Among the main priorities is carcase attributes, including intramuscular fat and eye muscle area, while not sacrificing on phenotype and growth.
"The bulls are well-grown but not overdone which I think has translated into their longevity," Mr McClure said.
"Our weaners steers, at eight to 10 months, are averaging 380 kilograms over the drop of 800 steers last year.
"We were expecting weights to be down about 20kg this year with the tougher start but it's been a great finish to the season."
The cattle are run on phalaris, clover and regrass pastures, and the family also grows oat and clover crops for fodder.
"We have a high stocking rate so we supplementary feed oaten hay and silage, which means we get a bit of extra performance out of cattle, especially being an autumn calving herd," Mr McClure said.
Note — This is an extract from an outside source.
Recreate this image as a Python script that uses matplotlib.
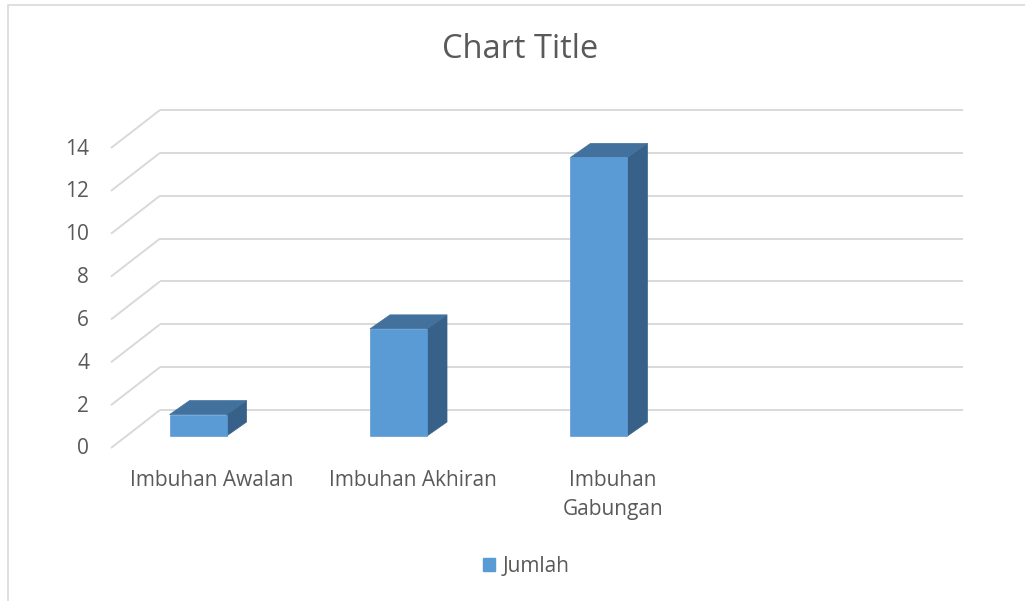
import textwrap
import matplotlib
matplotlib.use("Agg")
import matplotlib.pyplot as plt
from matplotlib.patches import Rectangle, Polygon, Patch
from matplotlib.lines import Line2D

# ---- data ----
categories = ["Imbuhan Awalan", "Imbuhan Akhiran", "Imbuhan Gabungan", ""]
values = [1, 5, 13]
series_name = "Jumlah"
yticks = [0, 2, 4, 6, 8, 10, 12, 14]
title = "Chart Title"

# ---- style ----
FONT = "Open Sans"
TXT = "#595959"
GRID = "#d9d9d9"
FRONT = "#5B9BD5"
TOP = "#41719C"
SIDE = "#386189"

W, H = 1025, 601
fig = plt.figure(figsize=(W / 100, H / 100), dpi=100)
plt.rcParams["font.family"] = [FONT, "DejaVu Sans"]

# axes describing the plane of the bars' front faces
ax = fig.add_axes([126.7 / W, 1 - 436 / H, 803 / W, 300 / H])
ax.set_xlim(-0.356, 3.65)
ax.set_ylim(0, 14)
ax.axis("off")

# depth vectors (data units)
sx = 803 / (3.65 + 0.356)   # px per category unit
sy = 300 / 14               # px per value unit
BACK = (33.3 / sx, 26 / sy)
FRONTE = (-15.7 / sx, -12 / sy)
BD = (20 / sx, 14 / sy)
BW = 57 / sx

x0, x1 = ax.get_xlim()

# gridlines: back wall + left side wall
for v in yticks:
    ax.plot([x0 + BACK[0], x1 + BACK[0]], [v + BACK[1], v + BACK[1]],
            color=GRID, lw=1.4, zorder=1, clip_on=False, solid_capstyle="butt")
    ax.plot([x0 + FRONTE[0], x0 + BACK[0]], [v + FRONTE[1], v + BACK[1]],
            color=GRID, lw=1.4, zorder=1, clip_on=False, solid_capstyle="butt")
    ax.annotate(str(v), (x0 + FRONTE[0], v + FRONTE[1]), xytext=(-22, -1),
                textcoords="offset pixels", ha="right", va="center",
                fontsize=15, color=TXT, annotation_clip=False)

# bars
for i, v in enumerate(values):
    l, r = i - BW / 2, i + BW / 2
    ax.add_patch(Polygon([(r, 0), (r + BD[0], BD[1]), (r + BD[0], v + BD[1]), (r, v)],
                         closed=True, facecolor=SIDE, edgecolor=SIDE, lw=0.5,
                         zorder=3, clip_on=False))
    ax.add_patch(Polygon([(l, v), (r, v), (r + BD[0], v + BD[1]), (l + BD[0], v + BD[1])],
                         closed=True, facecolor=TOP, edgecolor=TOP, lw=0.5,
                         zorder=3, clip_on=False))
    ax.add_patch(Rectangle((l, 0), BW, v, facecolor=FRONT, edgecolor=FRONT, lw=0.5,
                           zorder=4, clip_on=False))

# category labels
for i, c in enumerate(categories):
    if not c:
        continue
    ax.annotate(textwrap.fill(c, 15), (i + 14 / sx, 0), xytext=(0, -34),
                textcoords="offset pixels", ha="center", va="top",
                multialignment="center", fontsize=15, color=TXT,
                linespacing=1.5, annotation_clip=False)

# title
fig.text(520 / W, 1 - 49 / H, title, ha="center", va="center",
         fontsize=23.5, color=TXT)

# legend
fig.legend(handles=[Patch(facecolor=FRONT, edgecolor=FRONT, label=series_name)],
           loc="center", bbox_to_anchor=(526 / W, 1 - 566 / H), frameon=False,
           fontsize=15, handlelength=0.6, handleheight=0.6,
           handletextpad=0.35, labelcolor=TXT)

# chart border (left and top)
fig.add_artist(Line2D([8 / W, 8 / W, 1], [0, 1 - 5 / H, 1 - 5 / H],
                      transform=fig.transFigure, color=GRID, lw=1.2))

fig.savefig("out.png", dpi=100, facecolor="white")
The Hereford steers are also sold as weaners and Mr McClure retains about two thirds of the heifers to go into the breeding herd, with the cull heifers finished to feeder or kill weights, depending on the season.
Mr McClure likes the heifers to reach 75pc of their mature body weight (about 700kg) by calving.
Heifers are joined for seven weeks, and the older breeders nine weeks, and the bulls are fertility checked every year to make they're performing.
"We pregnancy test six weeks after the bulls are removed and there's no second chance because we've checked the bulls.
"Conception rates were down a bit last year, down to 75 per cent with the heifers, and it's usually 90pc to 95pc.
"We had a big body of feed carrying over from last summer, then a tough autumn and slow growth through winter."
All calves are yard weaned for five to eight days, and it's a practice that's paying off when it comes to buyers.
"There's an expense in it and someone's got to wear it, but when you're selling to repeat buyers you've got to do it," Mr McClure said.
"When it's done right, on good supplementary feed and clean water, we've got steers putting on 800 grams a day throughout weaning."